*Exercise task*: Quote the whole listing word for word. Do not include the pictures.

*Supplied material*:
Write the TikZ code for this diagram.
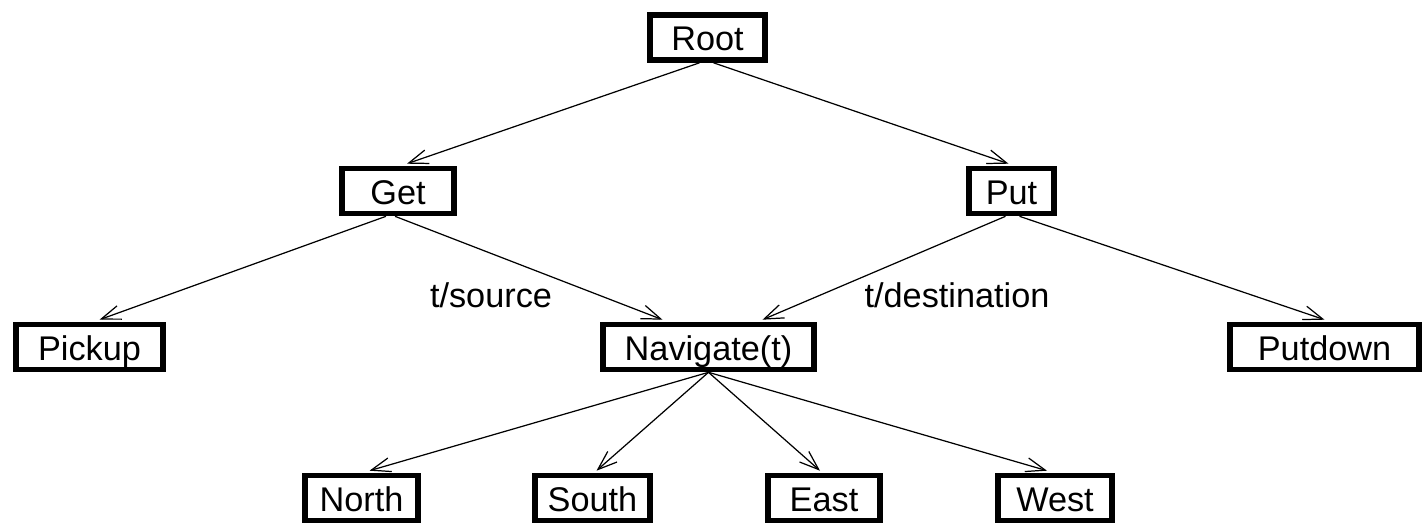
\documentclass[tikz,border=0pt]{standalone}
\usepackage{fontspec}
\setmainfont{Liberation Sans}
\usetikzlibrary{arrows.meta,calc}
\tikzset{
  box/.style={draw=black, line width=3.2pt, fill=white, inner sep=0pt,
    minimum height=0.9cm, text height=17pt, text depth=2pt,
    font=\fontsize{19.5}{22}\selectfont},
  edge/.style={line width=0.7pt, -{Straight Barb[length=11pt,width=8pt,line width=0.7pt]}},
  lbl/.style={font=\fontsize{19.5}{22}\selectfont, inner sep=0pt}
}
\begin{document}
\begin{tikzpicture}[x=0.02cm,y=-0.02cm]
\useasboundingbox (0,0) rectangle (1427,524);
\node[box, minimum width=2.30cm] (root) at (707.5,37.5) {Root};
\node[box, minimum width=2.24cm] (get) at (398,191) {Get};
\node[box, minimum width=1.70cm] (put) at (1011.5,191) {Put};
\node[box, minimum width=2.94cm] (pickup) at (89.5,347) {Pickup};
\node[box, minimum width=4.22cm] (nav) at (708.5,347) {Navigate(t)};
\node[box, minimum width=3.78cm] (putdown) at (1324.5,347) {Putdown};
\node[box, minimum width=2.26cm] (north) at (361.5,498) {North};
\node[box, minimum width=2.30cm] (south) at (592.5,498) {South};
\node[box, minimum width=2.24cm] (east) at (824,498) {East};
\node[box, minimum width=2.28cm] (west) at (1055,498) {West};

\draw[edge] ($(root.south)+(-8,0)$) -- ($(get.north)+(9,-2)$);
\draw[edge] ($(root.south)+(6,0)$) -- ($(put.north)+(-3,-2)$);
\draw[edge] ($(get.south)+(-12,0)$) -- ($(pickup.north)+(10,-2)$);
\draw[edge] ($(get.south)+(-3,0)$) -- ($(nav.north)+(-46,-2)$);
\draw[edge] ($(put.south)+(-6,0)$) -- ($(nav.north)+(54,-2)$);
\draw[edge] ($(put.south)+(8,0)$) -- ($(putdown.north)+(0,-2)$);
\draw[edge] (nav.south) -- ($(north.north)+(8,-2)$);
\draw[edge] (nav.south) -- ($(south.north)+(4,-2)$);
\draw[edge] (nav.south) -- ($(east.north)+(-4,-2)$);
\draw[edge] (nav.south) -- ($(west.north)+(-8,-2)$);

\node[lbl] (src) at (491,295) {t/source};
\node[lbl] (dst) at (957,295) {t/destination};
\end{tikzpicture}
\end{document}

*Response for this exercise*:
Write the TikZ code for this diagram.
\documentclass[tikz,border=0pt]{standalone}
\usepackage{fontspec}
\setmainfont{Liberation Sans}
\usetikzlibrary{arrows.meta,calc}
\tikzset{
  box/.style={draw=black, line width=3.2pt, fill=white, inner sep=0pt,
    minimum height=0.9cm, text height=17pt, text depth=2pt,
    font=\fontsize{19.5}{22}\selectfont},
  edge/.style={line width=0.7pt, -{Straight Barb[length=11pt,width=8pt,line width=0.7pt]}},
  lbl/.style={font=\fontsize{19.5}{22}\selectfont, inner sep=0pt}
}
\begin{document}
\begin{tikzpicture}[x=0.02cm,y=-0.02cm]
\useasboundingbox (0,0) rectangle (1427,524);
\node[box, minimum width=2.30cm] (root) at (707.5,37.5) {Root};
\node[box, minimum width=2.24cm] (get) at (398,191) {Get};
\node[box, minimum width=1.70cm] (put) at (1011.5,191) {Put};
\node[box, minimum width=2.94cm] (pickup) at (89.5,347) {Pickup};
\node[box, minimum width=4.22cm] (nav) at (708.5,347) {Navigate(t)};
\node[box, minimum width=3.78cm] (putdown) at (1324.5,347) {Putdown};
\node[box, minimum width=2.26cm] (north) at (361.5,498) {North};
\node[box, minimum width=2.30cm] (south) at (592.5,498) {South};
\node[box, minimum width=2.24cm] (east) at (824,498) {East};
\node[box, minimum width=2.28cm] (west) at (1055,498) {West};

\draw[edge] ($(root.south)+(-8,0)$) -- ($(get.north)+(9,-2)$);
\draw[edge] ($(root.south)+(6,0)$) -- ($(put.north)+(-3,-2)$);
\draw[edge] ($(get.south)+(-12,0)$) -- ($(pickup.north)+(10,-2)$);
\draw[edge] ($(get.south)+(-3,0)$) -- ($(nav.north)+(-46,-2)$);
\draw[edge] ($(put.south)+(-6,0)$) -- ($(nav.north)+(54,-2)$);
\draw[edge] ($(put.south)+(8,0)$) -- ($(putdown.north)+(0,-2)$);
\draw[edge] (nav.south) -- ($(north.north)+(8,-2)$);
\draw[edge] (nav.south) -- ($(south.north)+(4,-2)$);
\draw[edge] (nav.south) -- ($(east.north)+(-4,-2)$);
\draw[edge] (nav.south) -- ($(west.north)+(-8,-2)$);

\node[lbl] (src) at (491,295) {t/source};
\node[lbl] (dst) at (957,295) {t/destination};
\end{tikzpicture}
\end{document}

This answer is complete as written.